The Age editor Patrick Elligett. Picture: Twitter
The Age editor Patrick Elligett. Picture: Twitter

Ms Chrysanthou said her clients were Zoom linked with the court proceedings on social media as a result of the reports and that one of the women had “since been the subject of online harassment” as a result of the reports.

The court heard the identities of her clients remained on the mastheads’ website for more than a month in the wake of the suppression order before they were finally removed on March 16 “without any admission as to liability or wrongdoing”.

Ms Chrysanthou asked the court “to punish the Nine parties for contempt, in that they knowingly failed to take down or amend the 2024 articles, despite being notified that they disclosed information which was the subject of the suppression order”.

“There is no dispute the order was made – it was present and in force – and the Nine parties have contravened it,” she said.

“This is not a theoretical complaint: the articles were used to disclose names of people protected by the order.

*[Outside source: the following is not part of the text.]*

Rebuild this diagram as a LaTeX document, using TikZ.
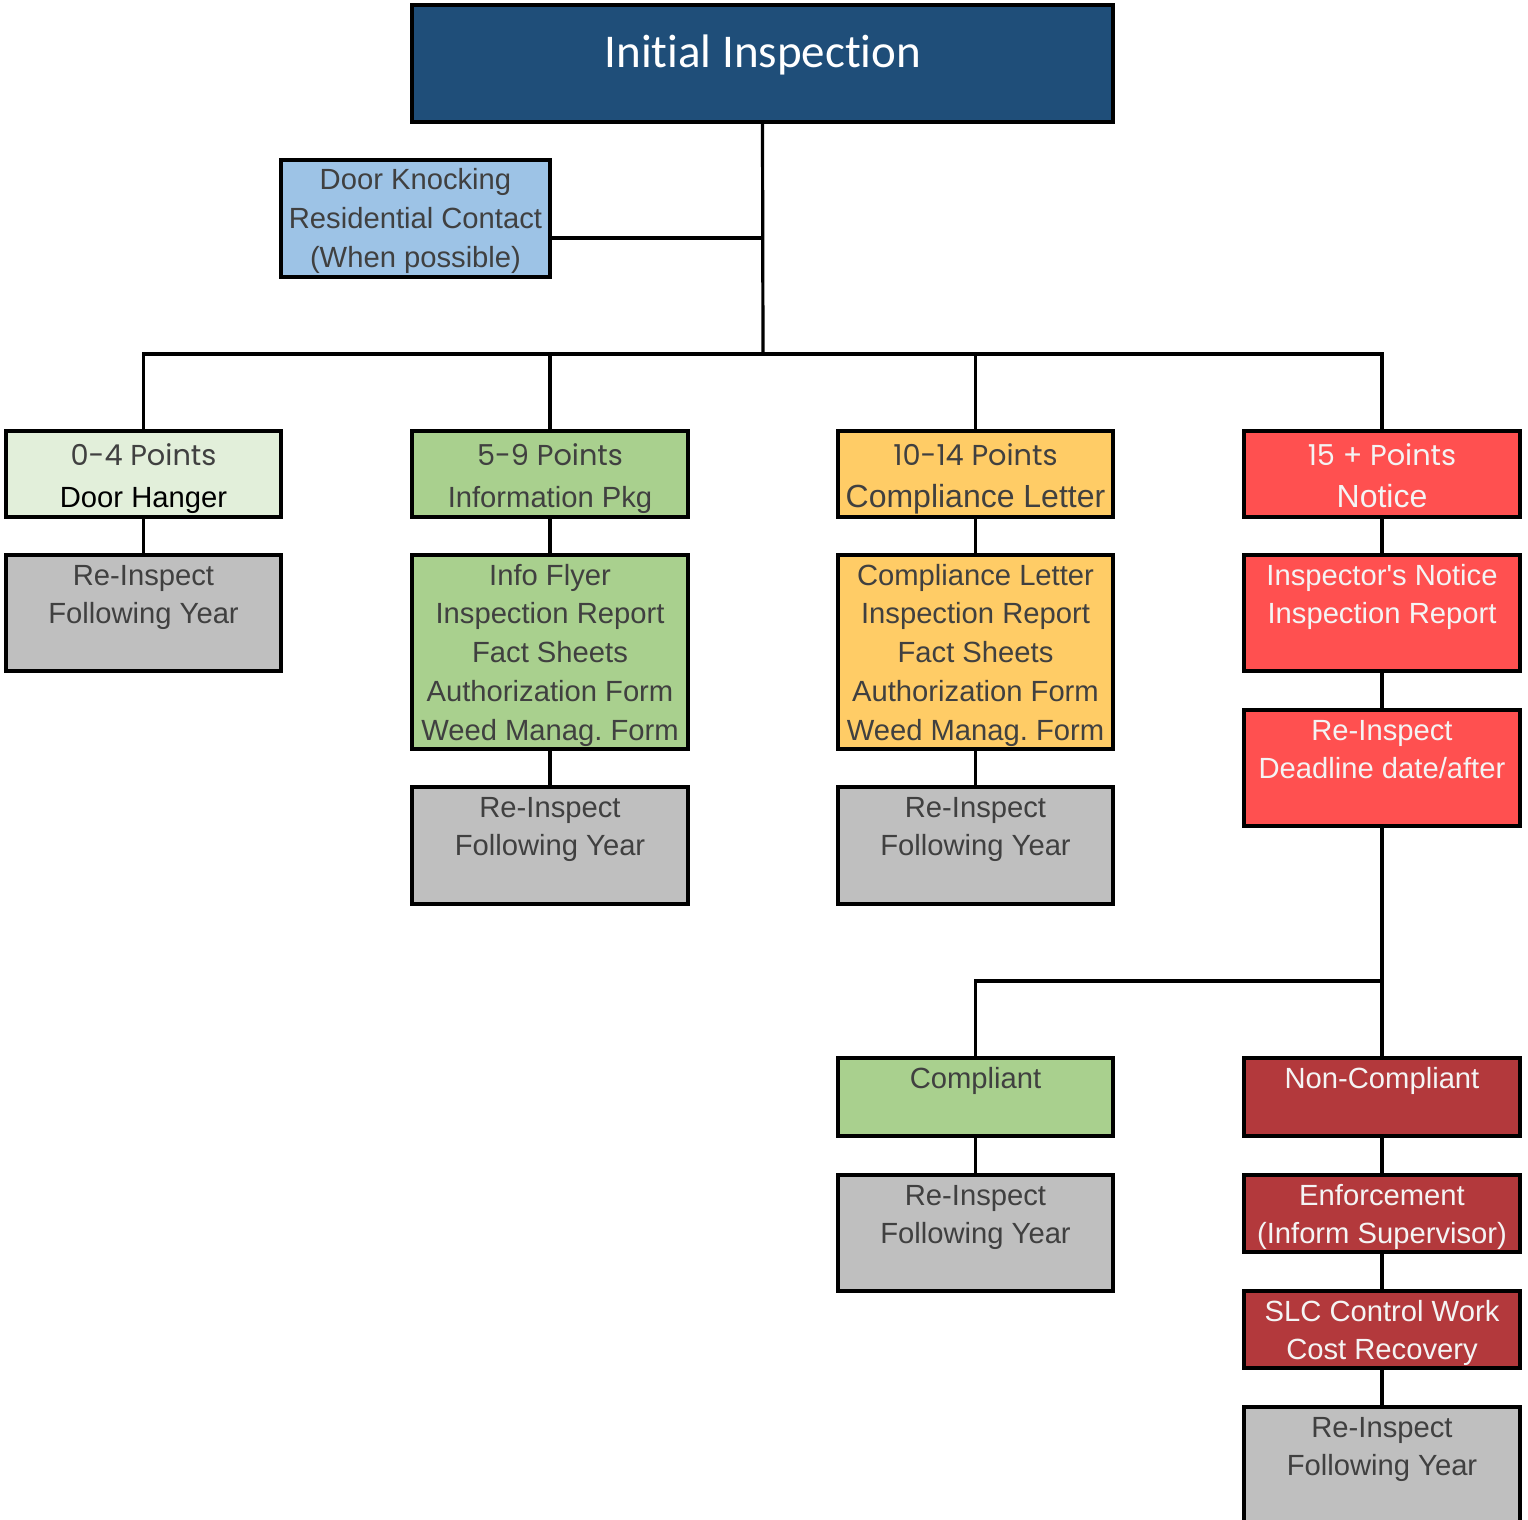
\documentclass[tikz,border=0pt]{standalone}
\usepackage{fontspec}
\setmainfont{Liberation Sans}
\newfontfamily\calib[Ligatures=NoCommon]{Carlito}
\newfontfamily\gothic{Poppins}
\usetikzlibrary{fit}
\frenchspacing
\definecolor{titleblue}{HTML}{1F4E79}
\definecolor{doorblue}{HTML}{9DC3E6}
\definecolor{palegreen}{HTML}{E2EFDA}
\definecolor{midgreen}{HTML}{A9D08E}
\definecolor{orangeb}{HTML}{FFCC66}
\definecolor{redb}{HTML}{FF5050}
\definecolor{darkredb}{HTML}{B3393C}
\definecolor{grayb}{HTML}{BFBFBF}
\definecolor{txtgray}{HTML}{404040}
\definecolor{txtwhite}{HTML}{F4F4F4}
\newcommand\mlines[1]{\parbox[t]{300pt}{\centering #1}}
\tikzset{
  box/.style={draw=black, line width=1.6pt, inner sep=0pt, rectangle},
  conn/.style={draw=black, line width=1.6pt},
  body/.style={inner sep=0pt, anchor=base, text=txtgray,
    font=\fontsize{14.6}{19.4}\selectfont},
  bodyw/.style={body, text=txtwhite},
  pts/.style={inner sep=0pt, anchor=base, text=txtgray,
    font=\gothic\fontsize{14.4}{17}\selectfont},
}
\begin{document}
\begin{tikzpicture}[x=0.5pt, y=-0.5pt]
\useasboundingbox (0,0) rectangle (1528,1520);

% boxes
\node[box, fill=titleblue, fit={(412,5) (1113,122)}] (init) {};
\node[box, fill=doorblue, fit={(281,160) (550,277)}] (door) {};
\node[box, fill=palegreen, fit={(6,431) (281,517)}] (p1) {};
\node[box, fill=midgreen, fit={(412,431) (688,517)}] (p2) {};
\node[box, fill=orangeb, fit={(838,431) (1113,517)}] (p3) {};
\node[box, fill=redb, fit={(1244,431) (1520,517)}] (p4) {};
\node[box, fill=grayb, fit={(6,555) (281,671)}] (g1) {};
\node[box, fill=midgreen, fit={(412,555) (688,749)}] (l2) {};
\node[box, fill=orangeb, fit={(838,555) (1113,749)}] (l3) {};
\node[box, fill=redb, fit={(1244,555) (1520,671)}] (l4) {};
\node[box, fill=grayb, fit={(412,787) (688,904)}] (g2) {};
\node[box, fill=grayb, fit={(838,787) (1113,904)}] (g3) {};
\node[box, fill=redb, fit={(1244,710) (1520,826)}] (r4) {};
\node[box, fill=midgreen, fit={(838,1058) (1113,1136)}] (comp) {};
\node[box, fill=darkredb, fit={(1244,1058) (1520,1136)}] (nc) {};
\node[box, fill=grayb, fit={(838,1175) (1113,1291)}] (g5) {};
\node[box, fill=darkredb, fit={(1244,1175) (1520,1252)}] (enf) {};
\node[box, fill=darkredb, fit={(1244,1291) (1520,1368)}] (slc) {};
\node[box, fill=grayb, fit={(1244,1407) (1520,1540)}] (g6) {};

% junction coordinates
\coordinate (bus) at (763,354);
\coordinate (dj) at (763,238);
\coordinate (split) at (1382,981);

% connectors
\draw[conn] (init.south) -- (bus);
\draw[conn] (door.east |- dj) -- (dj);
\draw[conn] (p1.north) |- (p4.north |- bus) -- (p4.north);
\draw[conn] (p2.north) -- (p2.north |- bus);
\draw[conn] (p3.north) -- (p3.north |- bus);
\draw[conn] (p1.south) -- (g1.north);
\draw[conn] (p2.south) -- (l2.north);
\draw[conn] (l2.south) -- (g2.north);
\draw[conn] (p3.south) -- (l3.north);
\draw[conn] (l3.south) -- (g3.north);
\draw[conn] (p4.south) -- (l4.north);
\draw[conn] (l4.south) -- (r4.north);
\draw[conn] (r4.south) -- (nc.north);
\draw[conn] (comp.north) |- (split);
\draw[conn] (comp.south) -- (g5.north);
\draw[conn] (nc.south) -- (enf.north);
\draw[conn] (enf.south) -- (slc.north);
\draw[conn] (slc.south) -- (g6.north);

% texts
\node[inner sep=0pt, anchor=base, text=white, font=\calib\fontsize{23.5}{28}\selectfont] (tinit) at (763,68) {Initial Inspection};
\node[body] (tdoor) at (door.center |- 0,190) {\mlines{Door Knocking\\Residential Contact\\(When possible)}};

\node[pts] (tp1a) at (p1.center |- 0,465) {0-4 Points};
\node[body, text=black] (tp1b) at (p1.center |- 0,507) {Door Hanger};
\node[pts] (tp2a) at (p2.center |- 0,465) {5-9 Points};
\node[body] (tp2b) at (p2.center |- 0,507) {Information Pkg};
\node[pts] (tp3a) at (p3.center |- 0,465) {10-14 Points};
\node[body, font=\fontsize{16}{19.4}\selectfont] (tp3b) at (p3.center |- 0,507) {Compliance Letter};
\node[pts, text=txtwhite] (tp4a) at (p4.center |- 0,465) {15 + Points};
\node[bodyw, font=\fontsize{16}{19.4}\selectfont] (tp4b) at (p4.center |- 0,507) {Notice};

\node[body] (tg1) at (g1.center |- 0,585) {\mlines{Re-Inspect\\Following Year}};
\node[body] (tl2) at (l2.center |- 0,585) {\mlines{Info Flyer\\Inspection Report\\Fact Sheets\\Authorization Form\\Weed Manag. Form}};
\node[body] (tl3) at (l3.center |- 0,585) {\mlines{Compliance Letter\\Inspection Report\\Fact Sheets\\Authorization Form\\Weed Manag. Form}};
\node[bodyw] (tl4) at (l4.center |- 0,585) {\mlines{Inspector\textquotesingle s Notice\\Inspection Report}};
\node[body] (tg2) at (g2.center |- 0,817) {\mlines{Re-Inspect\\Following Year}};
\node[body] (tg3) at (g3.center |- 0,817) {\mlines{Re-Inspect\\Following Year}};
\node[bodyw] (tr4) at (r4.center |- 0,740) {\mlines{Re-Inspect\\Deadline date/after}};
\node[body] (tcomp) at (comp.center |- 0,1088) {Compliant};
\node[bodyw] (tnc) at (nc.center |- 0,1088) {Non-Compliant};
\node[body] (tg5) at (g5.center |- 0,1205) {\mlines{Re-Inspect\\Following Year}};
\node[bodyw] (tenf) at (enf.center |- 0,1205) {\mlines{Enforcement\\(Inform Supervisor)}};
\node[bodyw] (tslc) at (slc.center |- 0,1321) {\mlines{SLC Control Work\\Cost Recovery}};
\node[body] (tg6) at (g6.center |- 0,1437) {\mlines{Re-Inspect\\Following Year}};
\end{tikzpicture}
\end{document}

We have examples of people referring to the articles to identify complainants.”

Tom Blackburn SC, appearing for Nine, argued the suppression order was confined to the coverage of Lattouf’s court proceedings and that the mastheads did not identify anyone mentioned as a complainant in relation to the civil hearing.

“Those articles had nothing to do with the proceedings – they were written before the proceedings even commenced,” he said. “There is no viable or tenable case for contempt.”

Mr Blackburn was still arguing the papers’ case when the court retired for the day and the matter was adjourned until next month.